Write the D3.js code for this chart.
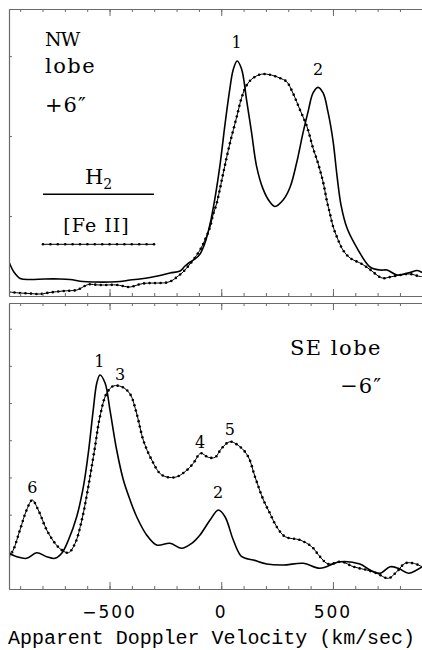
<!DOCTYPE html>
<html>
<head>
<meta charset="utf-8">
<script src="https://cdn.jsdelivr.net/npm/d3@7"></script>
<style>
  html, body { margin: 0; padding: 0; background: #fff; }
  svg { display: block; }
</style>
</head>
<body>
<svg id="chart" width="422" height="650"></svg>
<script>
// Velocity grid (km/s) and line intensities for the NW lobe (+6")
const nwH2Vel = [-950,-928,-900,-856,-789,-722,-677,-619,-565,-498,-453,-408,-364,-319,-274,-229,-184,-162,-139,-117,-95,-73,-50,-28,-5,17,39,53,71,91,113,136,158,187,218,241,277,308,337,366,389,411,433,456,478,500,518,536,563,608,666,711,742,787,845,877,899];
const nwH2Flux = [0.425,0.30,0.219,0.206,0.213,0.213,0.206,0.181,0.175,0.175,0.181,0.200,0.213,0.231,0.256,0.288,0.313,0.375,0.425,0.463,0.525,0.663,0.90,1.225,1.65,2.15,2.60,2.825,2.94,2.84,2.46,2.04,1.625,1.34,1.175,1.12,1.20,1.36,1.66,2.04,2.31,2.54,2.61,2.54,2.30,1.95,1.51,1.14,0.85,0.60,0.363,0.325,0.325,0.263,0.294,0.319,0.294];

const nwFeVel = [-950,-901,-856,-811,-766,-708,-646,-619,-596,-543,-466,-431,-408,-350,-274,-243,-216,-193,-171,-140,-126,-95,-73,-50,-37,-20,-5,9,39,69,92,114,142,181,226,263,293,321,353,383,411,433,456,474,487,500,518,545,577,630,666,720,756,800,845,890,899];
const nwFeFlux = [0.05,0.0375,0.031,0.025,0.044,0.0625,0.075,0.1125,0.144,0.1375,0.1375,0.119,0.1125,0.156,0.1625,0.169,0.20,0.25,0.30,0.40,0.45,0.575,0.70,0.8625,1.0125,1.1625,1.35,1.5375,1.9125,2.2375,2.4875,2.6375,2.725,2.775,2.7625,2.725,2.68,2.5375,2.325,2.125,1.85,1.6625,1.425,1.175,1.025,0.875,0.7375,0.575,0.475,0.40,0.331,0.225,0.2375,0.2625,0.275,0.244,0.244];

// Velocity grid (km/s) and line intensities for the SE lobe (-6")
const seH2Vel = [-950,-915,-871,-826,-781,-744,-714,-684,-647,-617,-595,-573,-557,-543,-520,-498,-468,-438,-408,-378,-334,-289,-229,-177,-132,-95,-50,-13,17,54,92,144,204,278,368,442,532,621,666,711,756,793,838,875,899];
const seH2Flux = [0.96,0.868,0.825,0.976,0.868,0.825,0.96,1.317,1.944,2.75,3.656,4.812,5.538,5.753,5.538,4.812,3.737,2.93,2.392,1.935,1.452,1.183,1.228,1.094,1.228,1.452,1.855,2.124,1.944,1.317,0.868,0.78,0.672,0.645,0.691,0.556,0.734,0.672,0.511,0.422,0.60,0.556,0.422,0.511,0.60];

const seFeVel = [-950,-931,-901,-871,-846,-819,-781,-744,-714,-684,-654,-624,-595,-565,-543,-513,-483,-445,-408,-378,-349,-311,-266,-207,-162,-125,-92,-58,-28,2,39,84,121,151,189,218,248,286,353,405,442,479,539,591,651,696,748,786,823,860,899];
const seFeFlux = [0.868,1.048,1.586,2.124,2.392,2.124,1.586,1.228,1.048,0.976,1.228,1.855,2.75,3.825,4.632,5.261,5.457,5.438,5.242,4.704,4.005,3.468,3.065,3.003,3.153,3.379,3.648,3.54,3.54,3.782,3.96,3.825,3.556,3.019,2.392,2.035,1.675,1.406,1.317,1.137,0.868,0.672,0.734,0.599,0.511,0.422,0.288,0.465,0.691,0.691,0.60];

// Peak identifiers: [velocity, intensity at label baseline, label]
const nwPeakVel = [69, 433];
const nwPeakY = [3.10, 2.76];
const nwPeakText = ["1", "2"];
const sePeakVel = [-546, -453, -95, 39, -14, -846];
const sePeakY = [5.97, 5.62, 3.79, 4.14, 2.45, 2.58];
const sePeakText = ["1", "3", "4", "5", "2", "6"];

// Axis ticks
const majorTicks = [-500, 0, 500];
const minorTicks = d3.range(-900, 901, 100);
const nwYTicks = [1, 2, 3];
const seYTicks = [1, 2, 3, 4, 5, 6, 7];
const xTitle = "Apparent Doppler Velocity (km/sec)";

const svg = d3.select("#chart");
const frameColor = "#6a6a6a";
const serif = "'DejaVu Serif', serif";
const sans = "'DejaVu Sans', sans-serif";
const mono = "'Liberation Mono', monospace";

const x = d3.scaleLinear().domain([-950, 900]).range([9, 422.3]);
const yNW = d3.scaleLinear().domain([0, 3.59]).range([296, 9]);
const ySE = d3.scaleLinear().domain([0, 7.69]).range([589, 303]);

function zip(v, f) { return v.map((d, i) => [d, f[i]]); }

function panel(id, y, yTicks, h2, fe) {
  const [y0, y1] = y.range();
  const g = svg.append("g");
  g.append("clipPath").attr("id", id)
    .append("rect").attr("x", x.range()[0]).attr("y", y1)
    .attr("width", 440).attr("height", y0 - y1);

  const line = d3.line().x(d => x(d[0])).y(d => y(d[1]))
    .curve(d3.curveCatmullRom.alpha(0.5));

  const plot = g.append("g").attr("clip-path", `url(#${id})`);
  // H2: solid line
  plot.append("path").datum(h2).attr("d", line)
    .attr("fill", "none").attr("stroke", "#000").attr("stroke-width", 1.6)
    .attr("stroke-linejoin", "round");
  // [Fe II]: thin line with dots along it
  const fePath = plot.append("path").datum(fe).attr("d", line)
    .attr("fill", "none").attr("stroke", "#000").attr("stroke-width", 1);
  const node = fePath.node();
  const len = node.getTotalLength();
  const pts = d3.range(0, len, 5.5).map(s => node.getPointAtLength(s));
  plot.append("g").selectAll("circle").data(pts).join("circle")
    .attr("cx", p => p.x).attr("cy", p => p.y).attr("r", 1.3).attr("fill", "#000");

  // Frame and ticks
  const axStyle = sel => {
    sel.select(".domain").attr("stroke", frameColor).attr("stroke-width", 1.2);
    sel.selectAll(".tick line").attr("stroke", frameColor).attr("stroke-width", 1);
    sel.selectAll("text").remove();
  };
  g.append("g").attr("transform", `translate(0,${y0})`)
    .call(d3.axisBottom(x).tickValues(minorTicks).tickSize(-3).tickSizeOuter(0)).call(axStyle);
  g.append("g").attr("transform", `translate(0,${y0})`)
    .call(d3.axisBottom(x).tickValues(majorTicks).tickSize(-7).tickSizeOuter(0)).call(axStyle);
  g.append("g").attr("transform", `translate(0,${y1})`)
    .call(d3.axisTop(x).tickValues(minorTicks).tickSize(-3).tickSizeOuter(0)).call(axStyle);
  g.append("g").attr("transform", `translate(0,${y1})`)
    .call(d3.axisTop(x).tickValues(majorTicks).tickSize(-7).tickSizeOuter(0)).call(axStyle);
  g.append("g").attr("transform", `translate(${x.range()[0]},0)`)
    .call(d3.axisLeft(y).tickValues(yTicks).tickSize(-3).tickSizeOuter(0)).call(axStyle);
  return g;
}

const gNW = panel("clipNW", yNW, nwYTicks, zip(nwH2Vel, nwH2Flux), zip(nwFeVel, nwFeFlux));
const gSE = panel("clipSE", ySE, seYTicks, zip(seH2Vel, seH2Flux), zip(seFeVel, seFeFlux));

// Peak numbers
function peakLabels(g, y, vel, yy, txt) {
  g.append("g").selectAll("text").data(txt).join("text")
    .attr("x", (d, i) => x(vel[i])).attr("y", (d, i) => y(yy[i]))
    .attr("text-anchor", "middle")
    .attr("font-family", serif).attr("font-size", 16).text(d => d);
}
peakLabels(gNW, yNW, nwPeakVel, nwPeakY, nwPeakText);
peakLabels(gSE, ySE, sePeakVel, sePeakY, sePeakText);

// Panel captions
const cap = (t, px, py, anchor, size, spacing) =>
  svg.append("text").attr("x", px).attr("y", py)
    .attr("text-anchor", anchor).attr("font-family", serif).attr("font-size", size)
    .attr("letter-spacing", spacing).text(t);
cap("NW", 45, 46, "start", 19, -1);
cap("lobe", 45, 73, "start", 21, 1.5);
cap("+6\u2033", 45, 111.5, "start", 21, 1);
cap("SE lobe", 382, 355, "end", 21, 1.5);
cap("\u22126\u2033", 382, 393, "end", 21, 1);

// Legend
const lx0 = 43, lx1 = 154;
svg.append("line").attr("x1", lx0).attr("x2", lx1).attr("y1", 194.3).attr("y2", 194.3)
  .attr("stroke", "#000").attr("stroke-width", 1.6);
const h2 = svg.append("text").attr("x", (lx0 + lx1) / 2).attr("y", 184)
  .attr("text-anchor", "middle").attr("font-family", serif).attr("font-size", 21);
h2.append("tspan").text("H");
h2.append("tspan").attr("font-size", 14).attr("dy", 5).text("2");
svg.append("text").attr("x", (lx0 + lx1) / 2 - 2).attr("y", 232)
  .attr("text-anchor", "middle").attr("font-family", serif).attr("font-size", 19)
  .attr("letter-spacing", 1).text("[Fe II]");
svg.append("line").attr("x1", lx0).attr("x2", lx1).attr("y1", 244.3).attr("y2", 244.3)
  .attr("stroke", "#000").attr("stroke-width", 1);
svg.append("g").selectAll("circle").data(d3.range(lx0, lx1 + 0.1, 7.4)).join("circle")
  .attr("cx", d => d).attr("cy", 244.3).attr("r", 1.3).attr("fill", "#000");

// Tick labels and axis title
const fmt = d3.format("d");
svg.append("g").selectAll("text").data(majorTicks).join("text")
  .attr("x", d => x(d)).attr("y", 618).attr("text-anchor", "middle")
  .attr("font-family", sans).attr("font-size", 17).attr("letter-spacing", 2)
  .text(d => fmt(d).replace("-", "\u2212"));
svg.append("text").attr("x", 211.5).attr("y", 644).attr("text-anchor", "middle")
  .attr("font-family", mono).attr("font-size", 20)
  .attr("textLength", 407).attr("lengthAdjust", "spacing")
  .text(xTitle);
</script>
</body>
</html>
^^^^^^^^
Working from the listing above, pick out every line that has "chart" and copy it.

Write the D3.js code for this chart.
<svg id="chart" width="422" height="650"></svg>
const svg = d3.select("#chart");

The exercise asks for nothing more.